▶ _The request_:
Starting at the first line of the entries below, restate each line exactly until you reach the line with "const n = categories.length;", and print that one too. Leave the pictures out and stop there.
===== Exercise materials
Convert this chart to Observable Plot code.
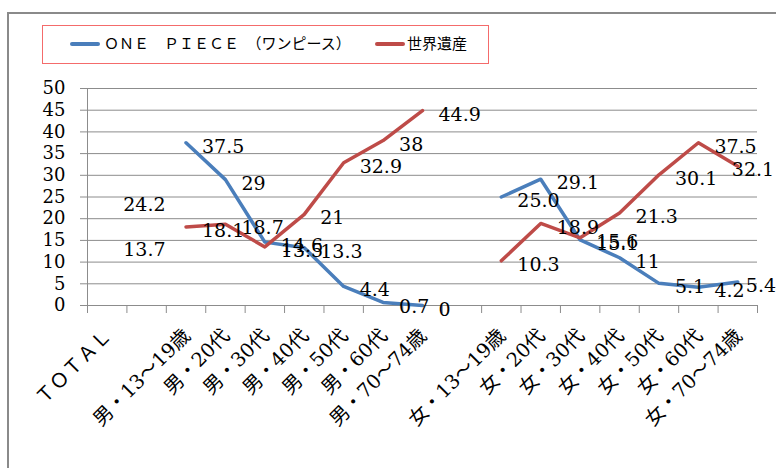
<!DOCTYPE html>
<html>
<head>
<meta charset="utf-8">
<script src="https://cdn.jsdelivr.net/npm/d3@7"></script>
<script src="https://cdn.jsdelivr.net/npm/@observablehq/plot@0.6"></script>
<style>
  body { margin: 0; background: #fff; }
  #wrap { position: relative; width: 776px; height: 468px; overflow: hidden; background: #fff; }
  #chart { position: absolute; left: 0; top: 0; }
  #frame { position: absolute; left: 7px; top: 12px; width: 900px; height: 600px;
           border-top: 2px solid #8a8a8a; border-left: 2px solid #8a8a8a; pointer-events: none; }
  #legend { position: absolute; left: 42px; top: 25px; width: 445px; height: 37px;
            border: 1.5px solid #f46b6b; background: #fff;
            font-family: "Noto Sans CJK JP", sans-serif; font-size: 15px; color: #000; }
  .sw { position: absolute; top: 16px; width: 30px; height: 4px; border-radius: 2px; }
  .lab { position: absolute; top: 7px; line-height: 20px; white-space: nowrap; }
</style>
</head>
<body>
<div id="wrap">
  <div id="chart"></div>
  <div id="frame"></div>
  <div id="legend"></div>
</div>
<script>
// ---- data ----
const categories = ["ＴＯＴＡＬ", "", "男・13～19歳", "男・20代", "男・30代", "男・40代", "男・50代", "男・60代", "男・70～74歳",
  "", "女・13～19歳", "女・20代", "女・30代", "女・40代", "女・50代", "女・60代", "女・70～74歳"];
const seriesNames = ["ＯＮＥ　ＰＩＥＣＥ　（ワンピース）", "世界遺産"];
const onePiece = [13.7, null, 37.5, 29, 14.6, 13.3, 4.4, 0.7, 0, null, 25.0, 29.1, 15.1, 11, 5.1, 4.2, 5.4];
const onePieceLabels = ["13.7", "", "37.5", "29", "14.6", "13.3", "4.4", "0.7", "0", "", "25.0", "29.1", "15.1", "11", "5.1", "4.2", "5.4"];
const heritage = [24.2, null, 18.1, 18.7, 13.5, 21, 32.9, 38, 44.9, null, 10.3, 18.9, 15.6, 21.3, 30.1, 37.5, 32.1];
const heritageLabels = ["24.2", "", "18.1", "18.7", "13.5", "21", "32.9", "38", "44.9", "", "10.3", "18.9", "15.6", "21.3", "30.1", "37.5", "32.1"];
const yTicks = [0, 5, 10, 15, 20, 25, 30, 35, 40, 45, 50];

// ---- styling ----
const BLUE = "#4a7ebb", RED = "#be4b48", GRID = "#8c8c8c";
const SERIF = "'DejaVu Serif', 'Noto Sans CJK JP', serif";
const NUM = "'DejaVu Serif', serif";
const n = categories.length;

const rows = categories.map((cat, i) => ({
  i, x: i + 0.5, cat,
  op: onePiece[i] ?? NaN, opl: onePieceLabels[i],
  wh: heritage[i] ?? NaN, whl: heritageLabels[i]
}));
// keep gaps (NaN) but drop isolated points, which a line cannot draw
const lineRows = key => rows.filter(d => isNaN(d[key]) ||
  (rows[d.i - 1] && !isNaN(rows[d.i - 1][key])) || (rows[d.i + 1] && !isNaN(rows[d.i + 1][key])));
const last = n - 1;

const plot = Plot.plot({
  width: 776, height: 468,
  marginLeft: 87, marginRight: 19, marginTop: 88, marginBottom: 163,
  x: { domain: [0, n], axis: null },
  y: { domain: [0, 50], axis: null },
  style: { background: "#fff", color: "#000", fontFamily: SERIF },
  marks: [
    Plot.gridY(yTicks, { stroke: GRID, strokeOpacity: 1, strokeWidth: 1 }),
    Plot.axisY({ ticks: yTicks, tickSize: 7, tickPadding: 15, stroke: GRID, fill: "#000",
                 fontSize: 18, fontFamily: NUM, label: null }),
    Plot.ruleX([0], { stroke: GRID }),
    Plot.ruleY([0], { stroke: GRID }),
    Plot.axisX({ ticks: d3.range(n + 1), tickSize: 8, tickFormat: () => "", stroke: GRID, label: null }),
    Plot.text(rows, { x: "x", text: "cat", frameAnchor: "bottom", rotate: -45, textAnchor: "end",
                      lineAnchor: "middle", dx: 1, dy: 27, fontSize: 19.5, fontFamily: SERIF, fill: "#000" }),
    Plot.line(lineRows("op"), { x: "x", y: "op", stroke: BLUE, strokeWidth: 3.5 }),
    Plot.line(lineRows("wh"), { x: "x", y: "wh", stroke: RED, strokeWidth: 3.5 }),
    Plot.text(rows.filter(d => d.i !== last), { x: "x", y: "op", text: "opl", textAnchor: "start",
                      dx: 16, dy: 4, fontSize: 19, fontFamily: NUM, fill: "#000" }),
    Plot.text(rows.filter(d => d.i !== last), { x: "x", y: "wh", text: "whl", textAnchor: "start",
                      dx: 16, dy: 4, fontSize: 19, fontFamily: NUM, fill: "#000" }),
    Plot.text(rows.filter(d => d.i === last), { x: "x", y: "op", text: "opl", textAnchor: "start",
                      dx: 8, dy: 4, fontSize: 19, fontFamily: NUM, fill: "#000" }),
    Plot.text(rows.filter(d => d.i === last), { x: "x", y: "wh", text: "whl", textAnchor: "start",
                      dx: -6, dy: 4, fontSize: 19, fontFamily: NUM, fill: "#000" })
  ]
});
document.getElementById("chart").appendChild(plot);

// ---- legend ----
const legend = document.getElementById("legend");
const legendItems = [
  { name: seriesNames[0], color: BLUE, sw: 27, lab: 61 },
  { name: seriesNames[1], color: RED, sw: 332, lab: 364 }
];
legendItems.forEach(it => {
  const s = document.createElement("div");
  s.className = "sw"; s.style.left = it.sw + "px"; s.style.background = it.color;
  legend.appendChild(s);
  const t = document.createElement("div");
  t.className = "lab"; t.style.left = it.lab + "px"; t.textContent = it.name;
  legend.appendChild(t);
});
</script>
</body>
</html>
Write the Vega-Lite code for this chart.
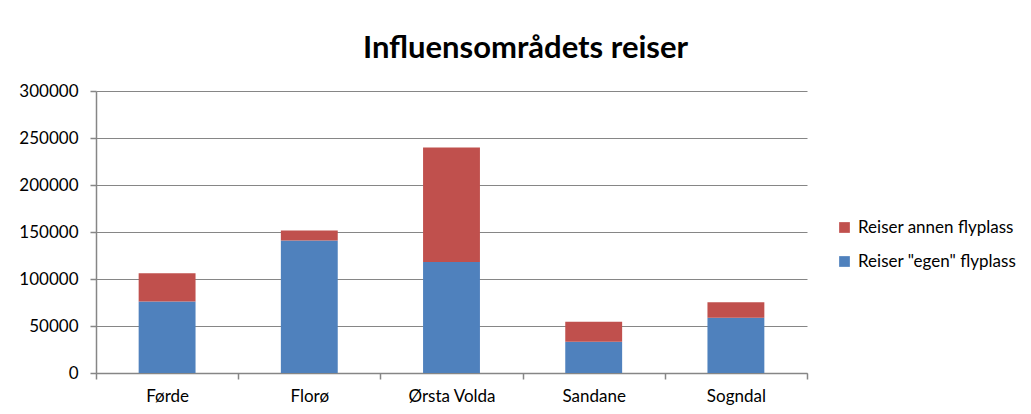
{
  "$schema": "https://vega.github.io/schema/vega-lite/v6.json",
  "autosize": {"type": "none"},
  "padding": {"left": 96, "top": 91, "right": 224, "bottom": 41},
  "width": 711,
  "height": 282,
  "background": "white",
  "config": {
    "view": {"stroke": null},
    "font": "Lato"
  },
  "title": {
    "text": "Influensområdets reiser",
    "font": "Lato",
    "fontSize": 31,
    "fontWeight": "bold",
    "color": "#000000",
    "anchor": "middle",
    "dx": 74,
    "offset": 17
  },
  "data": {
    "values": [
      {"sted": "Førde", "serie": "Reiser \"egen\" flyplass", "lag": 1, "reiser": 76000},
      {"sted": "Førde", "serie": "Reiser annen flyplass", "lag": 2, "reiser": 30000},
      {"sted": "Florø", "serie": "Reiser \"egen\" flyplass", "lag": 1, "reiser": 141000},
      {"sted": "Florø", "serie": "Reiser annen flyplass", "lag": 2, "reiser": 10500},
      {"sted": "Ørsta Volda", "serie": "Reiser \"egen\" flyplass", "lag": 1, "reiser": 118000},
      {"sted": "Ørsta Volda", "serie": "Reiser annen flyplass", "lag": 2, "reiser": 122000},
      {"sted": "Sandane", "serie": "Reiser \"egen\" flyplass", "lag": 1, "reiser": 33300},
      {"sted": "Sandane", "serie": "Reiser annen flyplass", "lag": 2, "reiser": 21300},
      {"sted": "Sogndal", "serie": "Reiser \"egen\" flyplass", "lag": 1, "reiser": 58900},
      {"sted": "Sogndal", "serie": "Reiser annen flyplass", "lag": 2, "reiser": 16300}
    ]
  },
  "mark": {"type": "bar", "width": {"band": 0.4}},
  "encoding": {
    "x": {
      "field": "sted",
      "type": "nominal",
      "sort": ["Førde", "Florø", "Ørsta Volda", "Sandane", "Sogndal"],
      "scale": {"paddingInner": 0, "paddingOuter": 0},
      "axis": {
        "title": null,
        "labelAngle": 0,
        "labelFont": "Lato",
        "labelFontSize": 17,
        "labelColor": "#000000",
        "labelPadding": 9,
        "domainColor": "#868686",
        "domainWidth": 1.5,
        "tickColor": "#868686",
        "tickWidth": 1.5,
        "tickSize": 6,
        "tickBand": "extent"
      }
    },
    "y": {
      "field": "reiser",
      "type": "quantitative",
      "stack": "zero",
      "scale": {"domain": [0, 300000], "nice": false},
      "axis": {
        "title": null,
        "values": [0, 50000, 100000, 150000, 200000, 250000, 300000],
        "format": "d",
        "labelFont": "Lato",
        "labelFontSize": 17,
        "labelColor": "#000000",
        "labelPadding": 12,
        "domainColor": "#868686",
        "domainWidth": 1.5,
        "tickColor": "#868686",
        "tickWidth": 1.5,
        "tickSize": 6,
        "grid": true,
        "gridColor": "#868686",
        "gridWidth": 1
      }
    },
    "color": {
      "field": "serie",
      "type": "nominal",
      "scale": {
        "domain": ["Reiser annen flyplass", "Reiser \"egen\" flyplass"],
        "range": ["#C0504D", "#4F81BD"]
      },
      "legend": {
        "title": null,
        "orient": "none",
        "legendX": 740,
        "legendY": 128,
        "symbolType": "square",
        "symbolSize": 115,
        "symbolStrokeWidth": 0,
        "labelFont": "Lato",
        "labelFontSize": 17,
        "labelColor": "#000000",
        "labelOffset": 5,
        "rowPadding": 16
      }
    },
    "order": {"field": "lag", "type": "quantitative", "sort": "ascending"}
  }
}
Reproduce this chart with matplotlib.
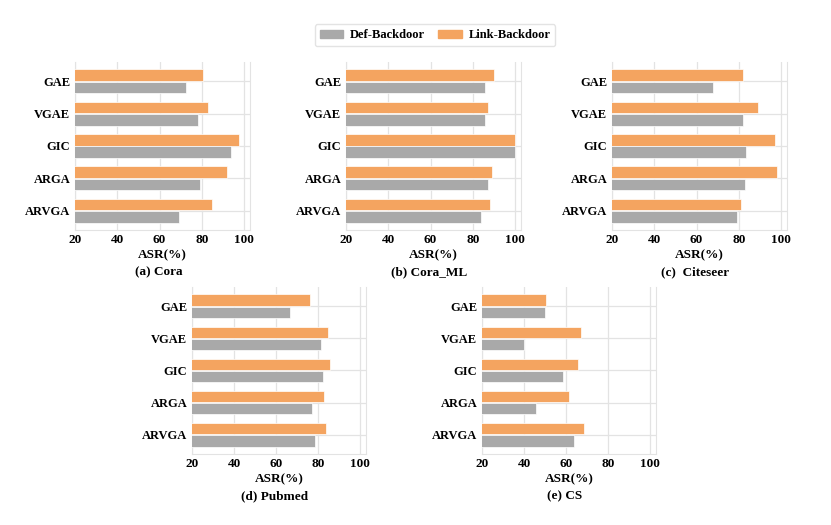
==========
▶ _Response_:
Convert this chart to Observable Plot code.
<!DOCTYPE html>
<html>
<head>
<meta charset="utf-8">
<script src="https://cdn.jsdelivr.net/npm/d3@7"></script>
<script src="https://cdn.jsdelivr.net/npm/@observablehq/plot@0.6"></script>
<style>
  body { margin: 0; background: #fff; }
  #wrap { position: relative; width: 776px; height: 468px; overflow: hidden; background: #fff; }
  #chart { position: absolute; left: 0; top: 0; }
  #frame { position: absolute; left: 7px; top: 12px; width: 900px; height: 600px;
           border-top: 2px solid #8a8a8a; border-left: 2px solid #8a8a8a; pointer-events: none; }
  #legend { position: absolute; left: 42px; top: 25px; width: 445px; height: 37px;
            border: 1.5px solid #f46b6b; background: #fff;
            font-family: "Noto Sans CJK JP", sans-serif; font-size: 15px; color: #000; }
  .sw { position: absolute; top: 16px; width: 30px; height: 4px; border-radius: 2px; }
  .lab { position: absolute; top: 7px; line-height: 20px; white-space: nowrap; }
</style>
</head>
<body>
<div id="wrap">
  <div id="chart"></div>
  <div id="frame"></div>
  <div id="legend"></div>
</div>
<script>
// ---- data ----
const categories = ["ＴＯＴＡＬ", "", "男・13～19歳", "男・20代", "男・30代", "男・40代", "男・50代", "男・60代", "男・70～74歳",
  "", "女・13～19歳", "女・20代", "女・30代", "女・40代", "女・50代", "女・60代", "女・70～74歳"];
const seriesNames = ["ＯＮＥ　ＰＩＥＣＥ　（ワンピース）", "世界遺産"];
const onePiece = [13.7, null, 37.5, 29, 14.6, 13.3, 4.4, 0.7, 0, null, 25.0, 29.1, 15.1, 11, 5.1, 4.2, 5.4];
const onePieceLabels = ["13.7", "", "37.5", "29", "14.6", "13.3", "4.4", "0.7", "0", "", "25.0", "29.1", "15.1", "11", "5.1", "4.2", "5.4"];
const heritage = [24.2, null, 18.1, 18.7, 13.5, 21, 32.9, 38, 44.9, null, 10.3, 18.9, 15.6, 21.3, 30.1, 37.5, 32.1];
const heritageLabels = ["24.2", "", "18.1", "18.7", "13.5", "21", "32.9", "38", "44.9", "", "10.3", "18.9", "15.6", "21.3", "30.1", "37.5", "32.1"];
const yTicks = [0, 5, 10, 15, 20, 25, 30, 35, 40, 45, 50];

// ---- styling ----
const BLUE = "#4a7ebb", RED = "#be4b48", GRID = "#8c8c8c";
const SERIF = "'DejaVu Serif', 'Noto Sans CJK JP', serif";
const NUM = "'DejaVu Serif', serif";
const n = categories.length;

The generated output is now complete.